17. A method for detecting intrusions to a computing environment, comprising:

monitoring system calls made to an operating system during a defined period of time;

evaluating the system calls made during the defined time period in relation to system calls made during known intrusions; and

evaluating the temporal sequence in which system calls were made during the defined time period when the system calls made match the system calls made during a known intrusion.

18. The method of claim 17 further comprises constructing an array which represents the system calls made during the defined time period, where each element of the array corresponds to a particular system call defined in the computing environment, and comparing the array to a plurality of arrays which represent system calls made during known intrusions.
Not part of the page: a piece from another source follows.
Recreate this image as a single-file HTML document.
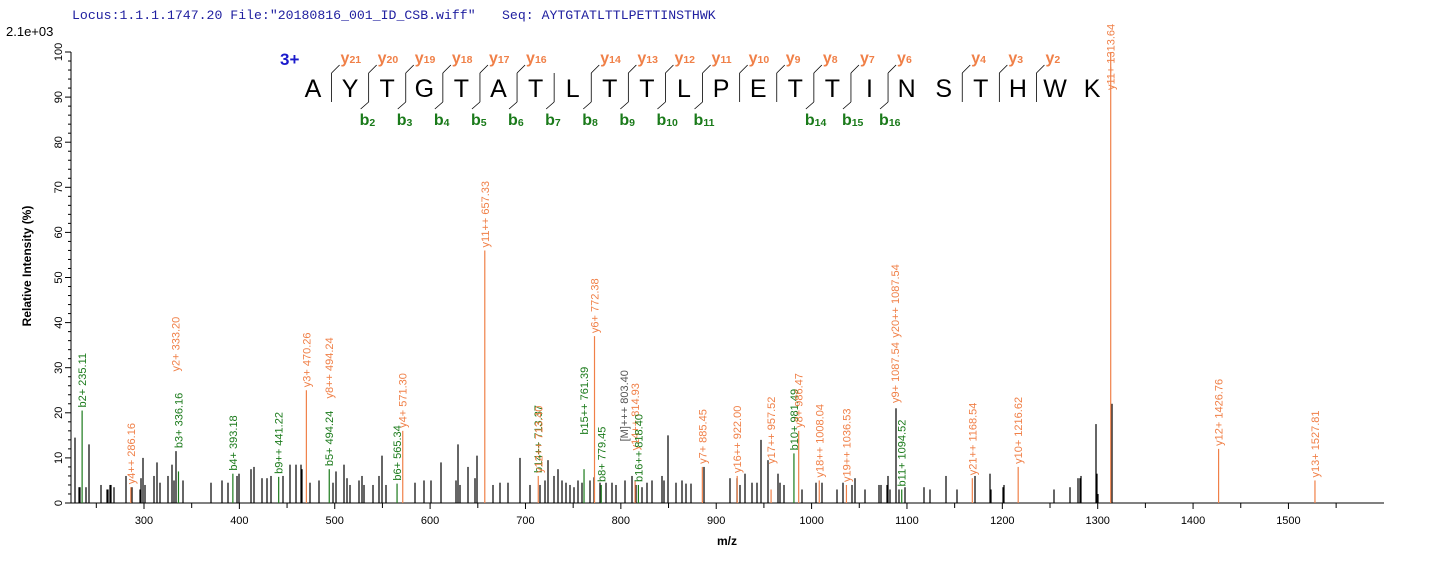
<!DOCTYPE html>
<html><head><meta charset="utf-8"><style>
html,body{margin:0;padding:0;background:#fff;width:1436px;height:562px;overflow:hidden}
svg{display:block}
text{font-family:"Liberation Sans",Arial,sans-serif}
</style></head><body>
<svg id="s" width="1436" height="562" xmlns="http://www.w3.org/2000/svg">
<text x="72" y="19" font-size="13.2" fill="#2020a0" style="font-family:'Liberation Mono',monospace">Locus:1.1.1.1747.20 File:"20180816_001_ID_CSB.wiff"</text>
<text x="502" y="19" font-size="13.2" fill="#2020a0" style="font-family:'Liberation Mono',monospace">Seq: AYTGTATLTTLPETTINSTHWK</text>
<text x="6" y="36" font-size="13" fill="#000">2.1e+03</text>
<text x="280" y="65" font-size="17" font-weight="bold" fill="#1a1acc">3+</text>
<text transform="translate(31,266) rotate(-90)" text-anchor="middle" font-size="12" font-weight="bold">Relative   Intensity (%)</text>
<text x="727" y="545" text-anchor="middle" font-size="12" font-weight="bold">m/z</text>
<g id="g"></g>
</svg>
<script>
var g=document.getElementById('g'),h='';
function px(m){return 144+(m-300)*0.9537}
function py(i){return 503-i*4.51}
h+='<line x1="71" y1="52" x2="71" y2="503" stroke="#000"/>';
h+='<line x1="71" y1="503" x2="1384" y2="503" stroke="#000"/>';
for(var i=0;i<=100;i+=2){var y=py(i);var L=(i%10==0)?6:3;h+='<line x1="'+(71-L)+'" y1="'+y+'" x2="71" y2="'+y+'" stroke="#000"/>';
 if(i%10==0)h+='<text transform="translate(62,'+y+') rotate(-90)" text-anchor="middle" font-size="11">'+i+'</text>';}
for(var m=250;m<=1580;m+=50){var x=px(m);var L=m%100==0?6:5;h+='<line x1="'+x+'" y1="503" x2="'+x+'" y2="'+(503+L)+'" stroke="#000"/>';
 if(m%100==0)h+='<text x="'+x+'" y="524" text-anchor="middle" font-size="11">'+m+'</text>';}
var B=[[75,14.5],[79,3.5],[80,3.5],[86,3.5],[89,13],[101,4],[107,3],[108,3],[110,4],[111,4],[114,3.5],[126,6],[132,3.5],[140,3],[141,5.5],[143,10],[145,4],[154,6],[157,9],[160,4.5],[168,6],[172,8.5],[174,5],[176,11.5],[183,5],[211,4.5],[222,5],[228,4.5],[237,6],[239,6.5],[251,7.5],[254,8],[262,5.5],[267,5.5],[271,6],[283,6],[290,8.5],[296,8.5],[301,8.5],[302,7.5],[310,4.5],[319,5],[333,4.5],[336,7],[344,8.5],[347,5.5],[350,4],[359,5],[362,6],[364,4],[373,4],[379,6],[382,10.5],[386,4],[415,4.5],[424,5],[431,5],[441,9],[456,5],[458,13],[460,4],[468,8],[475,5.5],[477,10.5],[493,4],[500,4.5],[508,4.5],[520,10],[530,4],[540,4],[545,5],[548,9.5],[554,6],[558,7.5],[562,5],[566,4.5],[570,4],[574,3.5],[578,5],[582,4.5],[590,5],[594,5.7],[600,4.5],[606,4.5],[612,4.5],[616,4],[625,5],[632,6],[636,4],[642,3.5],[647,4.5],[652,5],[662,6],[664,5],[668,15],[676,4.5],[682,5],[686,4.3],[691,4.3],[704,8],[730,5.5],[737,5.5],[740,4],[745,6.5],[752,4.5],[757,4.5],[761,14],[768,9.5],[778,6.5],[780,4.5],[784,4],[802,3],[816,4.5],[822,4.5],[837,3],[843,4.5],[852,4],[855,5.5],[865,3],[879,4],[881,4],[887,4],[888,6],[890,3],[896,21],[899,3],[905,3.5],[924,3.5],[930,3],[946,6],[957,3],[975,6],[990,6.5],[991,3],[1003,3.5],[1004,4],[1054,3],[1070,3.5],[1078,5.5],[1080,5.5],[1081,6],[1096,17.5],[1097,6.5],[1098,2],[1112,22]];
B.forEach(function(p){h+='<line x1="'+p[0]+'" y1="'+py(p[1])+'" x2="'+p[0]+'" y2="503" stroke="#000" stroke-width="1.2"/>';});
var O='#f08048',G='#1a7a1a';
var A=[[235.11,20.5,'b2+ 235.11',G],[286.16,3.5,'y4++ 286.16',O],[333.20,0,'y2+ 333.20',O,28.5],[336.16,7,'b3+ 336.16',G,11.5],
[393.18,6.5,'b4+ 393.18',G],[441.22,5.8,'b9++ 441.22',G],[470.26,25,'y3+ 470.26',O],[494.24,0,'y8++ 494.24',O,22.5],[494.24,7.5,'b5+ 494.24',G],
[565.34,4.3,'b6+ 565.34',G],[571.30,16,'y4+ 571.30',O],[657.33,56,'y11++ 657.33',O],[713.37,0,'b14++ 713.37',G,6],[713.40,6,'y12++ 713.40',O],
[761.39,7.5,'b15++ 761.39',G,14.5],[772.38,37,'y6+ 772.38',O],[779.45,4,'b8+ 779.45',G],[803.40,0,'[M]+++ 803.40',"#555",13],[814.93,5,'y14++ 814.93',O,11],[818.40,4,'b16++ 818.40',G],
[885.45,8,'y7+ 885.45',O],[922.00,6,'y16++ 922.00',O],[957.52,3,'y17++ 957.52',O,8],[981.49,11,'b10+ 981.49',G],[986.47,16,'y8+ 986.47',O],
[1008.04,5,'y18++ 1008.04',O],[1036.53,4,'y19++ 1036.53',O],[1087.54,0,'y9+ 1087.54',O,21.5],[1087.54,0,'y20++ 1087.54',O,36],[1094.52,3,'b11+ 1094.52',G],
[1168.54,5.5,'y21++ 1168.54',O],[1216.62,8,'y10+ 1216.62',O],[1313.64,100,'y11+ 1313.64',O],[1426.76,12,'y12+ 1426.76',O],[1527.81,5,'y13+ 1527.81',O]];
A.forEach(function(a){var x=px(a[0]);if(a[1]>0)h+='<line x1="'+x+'" y1="'+py(a[1])+'" x2="'+x+'" y2="503" stroke="'+a[3]+'" stroke-width="1.2"/>';
 var lb=a.length>4?a[4]:a[1];var y=py(lb)-3;if(a[2]=='y11+ 1313.64')y=90;
 h+='<text transform="translate('+(x+4)+','+y+') rotate(-90)" font-size="11" fill="'+a[3]+'">'+a[2]+'</text>';});
var seq='AYTGTATLTTLPETTINSTHWK';var x0=313,st=37.1;
for(var k=0;k<seq.length;k++)h+='<text x="'+(x0+k*st)+'" y="97" text-anchor="middle" font-size="25">'+seq[k]+'</text>';
var yl={1:21,2:20,3:19,4:18,5:17,6:16,8:14,9:13,10:12,11:11,12:10,13:9,14:8,15:7,16:6,18:4,19:3,20:2};
var bl={2:2,3:3,4:4,5:5,6:6,7:7,8:8,9:9,10:10,11:11,14:14,15:15,16:16};
for(var b=1;b<=21;b++){if(!(b in yl)&&!(b in bl))continue;var x=x0+(b-0.5)*st;
 h+='<line x1="'+x+'" y1="73" x2="'+x+'" y2="102" stroke="#000" stroke-width="0.8"/>';
 if(b in yl){h+='<line x1="'+x+'" y1="73" x2="'+(x+8)+'" y2="65" stroke="#000" stroke-width="0.8"/>';
  h+='<text x="'+(x+9)+'" y="63" font-size="16" font-weight="bold" fill="'+O+'">y<tspan font-size="10.5" dy="0">'+yl[b]+'</tspan></text>';}
 if(b in bl){h+='<line x1="'+x+'" y1="102" x2="'+(x-8)+'" y2="109" stroke="#000" stroke-width="0.8"/>';
  h+='<text x="'+(x-9)+'" y="125" font-size="16" font-weight="bold" fill="'+G+'">b<tspan font-size="10.5" dy="1">'+bl[b]+'</tspan></text>';}}
g.innerHTML=h;
</script>
</body></html>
19. The method of claim 17 further comprises constructing a secondary array which represents system calls and system files accessed by the system calls during the defined time period.

20. The method of claim 19 further comprises constructing the secondary array such that the system calls are sequenced in a temporal order in which they were made.

21. The method of claim 19 further comprises inputting the secondary array as a feature vector into a maximum entropy classifier.

22. An intrusion detection system, comprising:

a first data store operable to store a plurality of vectors, where each vector represents system calls made in a potential intrusion

a first stage detector having access to the first data store and operable to monitor system calls made to an operating system, the first stage detector further operable to construct an array which represents system calls made during a defined period of time and compare the array to the plurality of stored vectors to detect a potential intrusion;

a second data store operable to store a plurality of secondary vectors, where each secondary vector represents a temporal order in which system calls are made in a potential intrusion; and

a second stage detector having access to the second data store and operable to evaluate the temporal order system calls were made to the operating system.